At the heart of BP’s transformation is a management philosophy that places responsibility for delivering results deep down in the organization. “Contracts,” as they are known within BP, are set between the top executives, Chief Executive Lord John Browne and Deputy Group Chief Executive Rodney Chase, and those running BP’s business units. Then those individuals are given free rein to deliver on their contract in whatever way they see fit, within a set of identified constraints. Call it empowerment or call it entrepreneurship, the essence of the model is that successful business performance comes from a dispersed and high level of ownership of, and commitment to, an agreed-upon objective.
According to Mr. Chase, the BP management model rests on four components that help guide and control entrepreneurial action. These are direction, space, boundaries, and support.
Direction essentially is the company’s strategy. It is a statement of the goals of the company, the markets in which it competes, and its overall positioning in those markets. BP sees itself as an integrated energy company, but it also defines itself in terms of its commitment to social responsibility, to act as a “force for good.”
Space identifies the degrees of freedom provided to business unit managers to deliver on their commitments. It manifests itself in terms of physical space — that is, freedom from constant interruption, close oversight, and supervision — and the time managers need to experiment and refine their ideas.
Boundaries are the legal, regulatory, and moral limits within which the company operates. These boundaries can be explicit, recorded in policy documents and codes of conduct, or they can be implicitly understood.
Support denotes the systems and programs provided by the company to help business unit managers do their job. These include information systems, processes for knowledge sharing, training and development activities, and work/life balance services.

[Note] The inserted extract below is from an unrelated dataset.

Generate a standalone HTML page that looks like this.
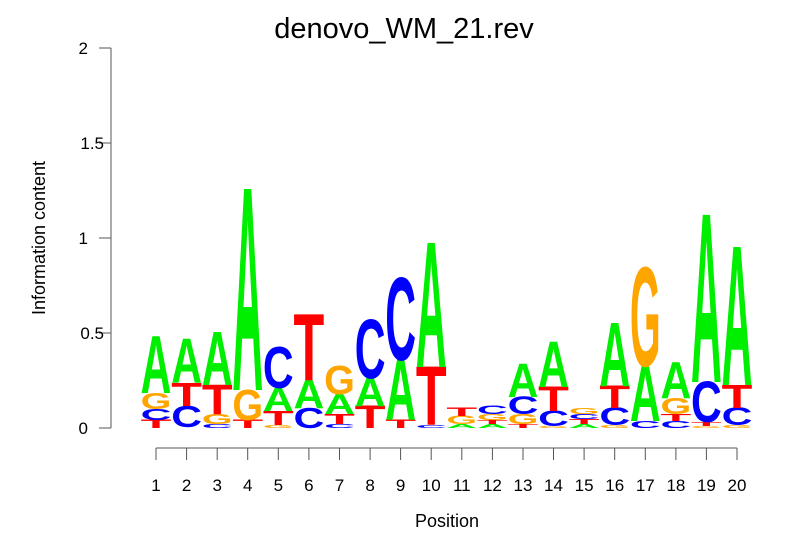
<!DOCTYPE html>
<html><head><meta charset="utf-8"><style>body{margin:0;background:#fff}svg{display:block}</style></head><body>
<svg width="806" height="559" viewBox="0 0 806 559" xmlns="http://www.w3.org/2000/svg" font-family="Liberation Sans, sans-serif">
<rect width="806" height="559" fill="#fff"/>
<text x="404" y="38" font-size="29" text-anchor="middle">denovo_WM_21.rev</text>
<g stroke="#555" stroke-width="1" fill="none">
<path d="M111 48V428M99 48H111M99 143H111M99 238H111M99 333H111M99 428H111"/>
<path d="M156 448H737"/>
</g>
<g font-size="17" text-anchor="end" fill="#000">
<text x="88" y="54">2</text><text x="104" y="149">1.5</text><text x="88" y="244">1</text><text x="104" y="339">0.5</text><text x="88" y="434">0</text>
</g>
<text transform="translate(45,238) rotate(-90)" font-size="18" text-anchor="middle">Information content</text>
<text x="447" y="527" font-size="18" text-anchor="middle">Position</text>
<g stroke="#555">
<path d="M156 448v12M186.6 448v12M217.2 448v12M247.7 448v12M278.3 448v12M308.9 448v12M339.5 448v12M370.1 448v12M400.6 448v12M431.2 448v12M461.8 448v12M492.4 448v12M523 448v12M553.5 448v12M584.1 448v12M614.7 448v12M645.3 448v12M675.9 448v12M706.4 448v12M737 448v12"/>
</g>
<g font-size="17" text-anchor="middle">
<text x="156" y="491">1</text><text x="186.6" y="491">2</text><text x="217.2" y="491">3</text><text x="247.7" y="491">4</text><text x="278.3" y="491">5</text><text x="308.9" y="491">6</text><text x="339.5" y="491">7</text><text x="370.1" y="491">8</text><text x="400.6" y="491">9</text><text x="431.2" y="491">10</text><text x="461.8" y="491">11</text><text x="492.4" y="491">12</text><text x="523" y="491">13</text><text x="553.5" y="491">14</text><text x="584.1" y="491">15</text><text x="614.7" y="491">16</text><text x="645.3" y="491">17</text><text x="675.9" y="491">18</text><text x="706.4" y="491">19</text><text x="737" y="491">20</text>
</g>
<g font-size="106" font-weight="bold" text-anchor="middle">
<text fill="#f00" transform="translate(156,428) scale(0.475,0.110)">T</text>
<text fill="#00f" transform="translate(156,420) scale(0.402,0.151)">C</text>
<text fill="#ffa500" transform="translate(156,409) scale(0.373,0.219)">G</text>
<text fill="#0e0" transform="translate(156,393) scale(0.402,0.782)">A</text>
<text fill="#00f" transform="translate(186.6,427) scale(0.402,0.288)">C</text>
<text fill="#f00" transform="translate(186.6,406) scale(0.475,0.316)">T</text>
<text fill="#0e0" transform="translate(186.6,383) scale(0.402,0.604)">A</text>
<text fill="#00f" transform="translate(217.2,428) scale(0.402,0.055)">C</text>
<text fill="#ffa500" transform="translate(217.2,424) scale(0.373,0.137)">G</text>
<text fill="#f00" transform="translate(217.2,414) scale(0.475,0.398)">T</text>
<text fill="#0e0" transform="translate(217.2,385) scale(0.402,0.727)">A</text>
<text fill="#f00" transform="translate(247.7,428) scale(0.475,0.110)">T</text>
<text fill="#ffa500" transform="translate(247.7,420) scale(0.373,0.412)">G</text>
<text fill="#0e0" transform="translate(247.7,390) scale(0.402,2.757)">A</text>
<text fill="#ffa500" transform="translate(278.3,428) scale(0.373,0.041)">G</text>
<text fill="#f00" transform="translate(278.3,425) scale(0.475,0.192)">T</text>
<text fill="#0e0" transform="translate(278.3,411) scale(0.402,0.316)">A</text>
<text fill="#00f" transform="translate(278.3,388) scale(0.402,0.562)">C</text>
<text fill="#00f" transform="translate(308.9,428) scale(0.402,0.274)">C</text>
<text fill="#0e0" transform="translate(308.9,408) scale(0.402,0.384)">A</text>
<text fill="#f00" transform="translate(308.9,380) scale(0.475,0.905)">T</text>
<text fill="#00f" transform="translate(339.5,428) scale(0.402,0.055)">C</text>
<text fill="#f00" transform="translate(339.5,424) scale(0.475,0.137)">T</text>
<text fill="#0e0" transform="translate(339.5,414) scale(0.402,0.274)">A</text>
<text fill="#ffa500" transform="translate(339.5,394) scale(0.373,0.384)">G</text>
<text fill="#f00" transform="translate(370.1,428) scale(0.475,0.302)">T</text>
<text fill="#0e0" transform="translate(370.1,406) scale(0.402,0.384)">A</text>
<text fill="#00f" transform="translate(370.1,378) scale(0.402,0.796)">C</text>
<text fill="#f00" transform="translate(400.6,428) scale(0.475,0.110)">T</text>
<text fill="#0e0" transform="translate(400.6,420) scale(0.402,0.823)">A</text>
<text fill="#00f" transform="translate(400.6,360) scale(0.402,1.125)">C</text>
<text fill="#00f" transform="translate(431.2,428) scale(0.402,0.041)">C</text>
<text fill="#f00" transform="translate(431.2,425) scale(0.475,0.796)">T</text>
<text fill="#0e0" transform="translate(431.2,367) scale(0.402,1.701)">A</text>
<text fill="#0e0" transform="translate(461.8,428) scale(0.402,0.055)">A</text>
<text fill="#ffa500" transform="translate(461.8,424) scale(0.373,0.110)">G</text>
<text fill="#f00" transform="translate(461.8,416) scale(0.475,0.110)">T</text>
<text fill="#0e0" transform="translate(492.4,428) scale(0.402,0.055)">A</text>
<text fill="#f00" transform="translate(492.4,424) scale(0.475,0.055)">T</text>
<text fill="#ffa500" transform="translate(492.4,420) scale(0.373,0.082)">G</text>
<text fill="#00f" transform="translate(492.4,414) scale(0.402,0.110)">C</text>
<text fill="#f00" transform="translate(523,428) scale(0.475,0.055)">T</text>
<text fill="#ffa500" transform="translate(523,424) scale(0.373,0.137)">G</text>
<text fill="#00f" transform="translate(523,414) scale(0.402,0.233)">C</text>
<text fill="#0e0" transform="translate(523,397) scale(0.402,0.453)">A</text>
<text fill="#ffa500" transform="translate(553.5,428) scale(0.373,0.027)">G</text>
<text fill="#00f" transform="translate(553.5,426) scale(0.402,0.206)">C</text>
<text fill="#f00" transform="translate(553.5,411) scale(0.475,0.329)">T</text>
<text fill="#0e0" transform="translate(553.5,387) scale(0.402,0.617)">A</text>
<text fill="#0e0" transform="translate(584.1,428) scale(0.402,0.055)">A</text>
<text fill="#f00" transform="translate(584.1,424) scale(0.475,0.069)">T</text>
<text fill="#00f" transform="translate(584.1,419) scale(0.402,0.069)">C</text>
<text fill="#ffa500" transform="translate(584.1,414) scale(0.373,0.082)">G</text>
<text fill="#ffa500" transform="translate(614.7,428) scale(0.373,0.041)">G</text>
<text fill="#00f" transform="translate(614.7,425) scale(0.402,0.233)">C</text>
<text fill="#f00" transform="translate(614.7,408) scale(0.475,0.302)">T</text>
<text fill="#0e0" transform="translate(614.7,386) scale(0.402,0.864)">A</text>
<text fill="#00f" transform="translate(645.3,428) scale(0.402,0.096)">C</text>
<text fill="#0e0" transform="translate(645.3,421) scale(0.402,0.755)">A</text>
<text fill="#ffa500" transform="translate(645.3,366) scale(0.373,1.344)">G</text>
<text fill="#00f" transform="translate(675.9,428) scale(0.402,0.096)">C</text>
<text fill="#f00" transform="translate(675.9,421) scale(0.475,0.096)">T</text>
<text fill="#ffa500" transform="translate(675.9,414) scale(0.373,0.219)">G</text>
<text fill="#0e0" transform="translate(675.9,398) scale(0.402,0.494)">A</text>
<text fill="#ffa500" transform="translate(706.4,428) scale(0.373,0.027)">G</text>
<text fill="#f00" transform="translate(706.4,426) scale(0.475,0.055)">T</text>
<text fill="#00f" transform="translate(706.4,422) scale(0.402,0.549)">C</text>
<text fill="#0e0" transform="translate(706.4,382) scale(0.402,2.291)">A</text>
<text fill="#ffa500" transform="translate(737,428) scale(0.373,0.041)">G</text>
<text fill="#00f" transform="translate(737,425) scale(0.402,0.233)">C</text>
<text fill="#f00" transform="translate(737,408) scale(0.475,0.316)">T</text>
<text fill="#0e0" transform="translate(737,385) scale(0.402,1.893)">A</text>
</g>
</svg>
</body></html>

The beauty of this model is that, together, these four elements create an organizational environment of controlled freedom in which senior executives do their jobs by getting out of the way of those they empower to execute strategy. The point is that for positive, strategically predicated change to occur, the company needs all four components. If any one is missing or out of balance, the model breaks down and the ability of people in the organization to act as effective entrepreneurs is compromised.